As Justice Ginsburg observed, Congress “complemented the Dodd-Frank monetary incentives for SEC reporting by heightening protection against retaliation.” In this regard, the Act “provides for immediate access to federal court, a generous statute of limitations (at least six years), and the opportunity to recover double backpay.” (Citation omitted.) Thus, “Dodd-Frank’s award program and anti-retaliation provision … work synchronously to motivate individuals with knowledge of illegal activity to “‘tell the SEC.’” (Citation omitted.)
In light of this synchronicity, giving the term “whistleblower” a consistent meaning makes sense. It not only comports with the plain text of the Act, but also the legislative history and “purpose and design” of the statute.
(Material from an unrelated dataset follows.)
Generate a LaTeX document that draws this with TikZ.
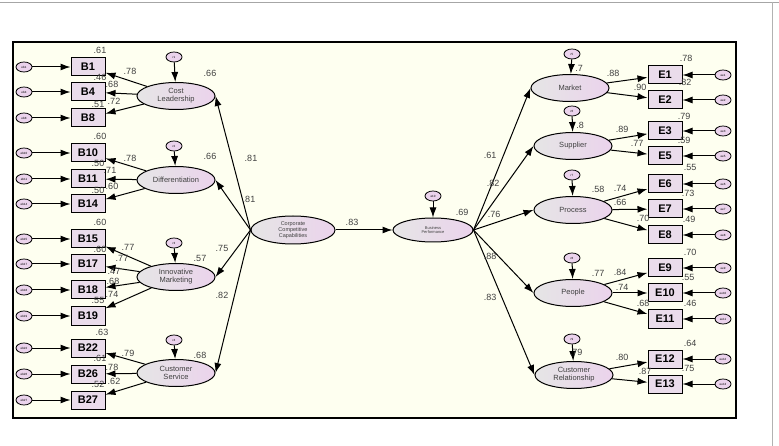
\documentclass[tikz,border=0pt]{standalone}
\usepackage{fontspec}
\setmainfont{Liberation Sans}
\usetikzlibrary{shapes.geometric,arrows.meta}
\definecolor{bg}{HTML}{FEFFF0}
\definecolor{boxf}{HTML}{EADCEB}
\definecolor{ellr}{HTML}{EBD3EC}
\begin{document}
\begin{tikzpicture}[x=1pt,y=-1pt,
 ind/.style={draw,line width=1pt,fill=boxf,minimum width=34pt,minimum height=18pt,inner sep=0,font=\bfseries\fontsize{11}{11}\selectfont},
 lat/.style={draw,line width=1pt,ellipse,left color=gray!20,right color=ellr,minimum width=78pt,minimum height=27pt,inner sep=0,align=center,font=\fontsize{7.5}{8}\selectfont,text=black!75},
 err/.style={draw,thick,ellipse,fill=ellr,minimum width=16pt,minimum height=10pt,inner sep=0,font=\fontsize{3}{3}\selectfont},
 arr/.style={line width=1pt,-{Latex[length=10pt,width=7pt]}},
 num/.style={font=\fontsize{9}{9}\selectfont,text=black!75,inner sep=0}]
\useasboundingbox (0,0) rectangle (779,446);
\draw[gray!70] (0,2) -- (779,2);
\draw[gray!60] (772,2) -- (772,446);
\fill[bg] (13,42) rectangle (736,418);
\draw[very thick] (13,42) rectangle (736,418);
% left side
\foreach \n/\y in {1/67,4/92,8/118,10/153,11/179,14/204,15/239,17/264,18/290,19/316,22/348,26/374,27/400}{
 \node[ind] (B\n) at (88,\y) {B\n};
 \node[err] (eb\n) at (24,\y) {eb\n};
 \draw[arr] (eb\n) -- (B\n);
}
\node[lat] (CL) at (176,96) {Cost\\Leadership};
\node[lat] (DF) at (176,180) {Differentiation};
\node[lat] (IM) at (176,277) {Innovative\\Marketing};
\node[lat] (CS) at (176,373) {Customer\\Service};
\foreach \f/\y/\r in {CL/57/r1,DF/146/r2,IM/243/r3,CS/340/r4}{
 \node[err] (\r) at (174,\y) {\r};
 \draw[arr] (\r) -- (\f);
}
\foreach \b in {1,4,8}{\draw[arr] (CL) -- (B\b);}
\foreach \b in {10,11,14}{\draw[arr] (DF) -- (B\b);}
\foreach \b in {15,17,18,19}{\draw[arr] (IM) -- (B\b);}
\foreach \b in {22,26,27}{\draw[arr] (CS) -- (B\b);}
% centre
\node[lat,minimum width=84pt,minimum height=28pt,font=\fontsize{5.5}{6}\selectfont] (CCC) at (293,230) {Corporate\\Competitive\\Capabilities};
\node[lat,minimum width=80pt,minimum height=24pt,font=\fontsize{4}{4.5}\selectfont] (BP) at (433,230) {Business\\Performance};
\node[err] (e10) at (433,196) {e10};
\draw[arr] (e10) -- (BP);
\foreach \f in {CL,DF,IM,CS}{\draw[arr] (CCC.west) -- (\f.east);}
\draw[arr] (CCC) -- (BP);
% right side
\node[lat] (MK) at (570,88) {Market};
\node[lat] (SU) at (573,146) {Supplier};
\node[lat] (PR) at (573,210) {Process};
\node[lat] (PE) at (573,293) {People};
\node[lat] (CR) at (574,375) {Customer\\Relationship};
\foreach \f/\y/\r in {MK/54/r5,SU/111/r6,PR/175/r7,PE/258/r8,CR/339/r9}{
 \node[err] (\r) at (572,\y) {\r};
 \draw[arr] (\r) -- (\f);
 \draw[arr] (BP.east) -- (\f.west);
}
\foreach \n/\y in {1/75,2/100,3/131,5/156,6/184,7/209,8/235,9/268,10/293,11/319,12/359,13/384}{
 \node[ind] (E\n) at (665,\y) {E\n};
 \node[err] (ee\n) at (723,\y) {ee\n};
 \draw[arr] (ee\n) -- (E\n);
}
\foreach \b in {1,2}{\draw[arr] (MK) -- (E\b);}
\foreach \b in {3,5}{\draw[arr] (SU) -- (E\b);}
\foreach \b in {6,7,8}{\draw[arr] (PR) -- (E\b);}
\foreach \b in {9,10,11}{\draw[arr] (PE) -- (E\b);}
\foreach \b in {12,13}{\draw[arr] (CR) -- (E\b);}
% numbers
\foreach \x/\y/\t in {
 100/50/.61, 130/71/.78, 100/77/.46, 112/84/.68, 98/104/.51, 114/101/.72, 210/73/.66,
 100/136/.60, 130/158/.78, 98/163/.50, 110/170/.71, 98/190/.50, 112/186/.60, 210/156/.66,
 100/222/.60, 128/247/.77, 100/249/.60, 122/258/.77, 114/271/.47, 113/281/.68, 112/294/.74, 98/300/.55, 200/258/.57,
 102/332/.63, 128/353/.79, 100/358/.61, 112/367/.78, 98/384/.52, 114/381/.62, 200/355/.68,
 251/158/.81, 249/199/.81, 222/248/.75, 222/295/.82, 352/222/.83, 462/212/.69,
 490/155/.61, 493/183/.82, 494/214/.76, 490/256/.88, 490/297/.83,
 579/68/.7, 580/125/.8, 598/189/.58, 598/273/.77, 576/352/.79,
 686/58/.78, 613/73/.88, 640/87/.90, 685/82/.82,
 684/116/.79, 622/129/.89, 637/143/.77, 684/140/.59,
 690/167/.55, 620/188/.74, 620/202/.66, 688/193/.73, 643/218/.70, 689/219/.49,
 690/252/.70, 620/272/.84, 622/287/.74, 688/277/.55, 643/303/.68, 690/303/.46,
 690/343/.64, 622/357/.80, 645/371/.87, 688/368/.75}{
 \node[num] at (\x,\y) {\t};
}
\end{tikzpicture}
\end{document}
After Digital Realty, whistleblowers will no longer have a reason to blow the whistle internally, even where the company has a strong and robust compliance program. Instead, to avail themselves of the Act’s anti-retaliation protections, employees will likely report their concerns of suspected wrongdoing directly to the SEC – before any adverse action occurs, but also before employers have had the chance to hear, investigate, and address their concerns – notwithstanding the fact that they may receive a higher bounty for participating in internal compliance programs in the first instance. See Rule 21F-6, 17 C.F.R. § 240.21F-6 (listing as a factor that may increase an award whether the individual reported internally before, or at the same time, as any report to the SEC). Whether the incentive to report wrongdoing to the SEC in the first instance trumps the financial incentive to report internally remains to be seen. No doubt, the number of filings with the SEC after Digital Realty will be watched closely by practitioners and the Commission.
Finally, although Digital Realty eliminates the ability of individuals who report suspected violations of the securities laws only internally to bring retaliation actions under Dodd-Frank, internal whistleblowers still have protections under Sarbanes-Oxley.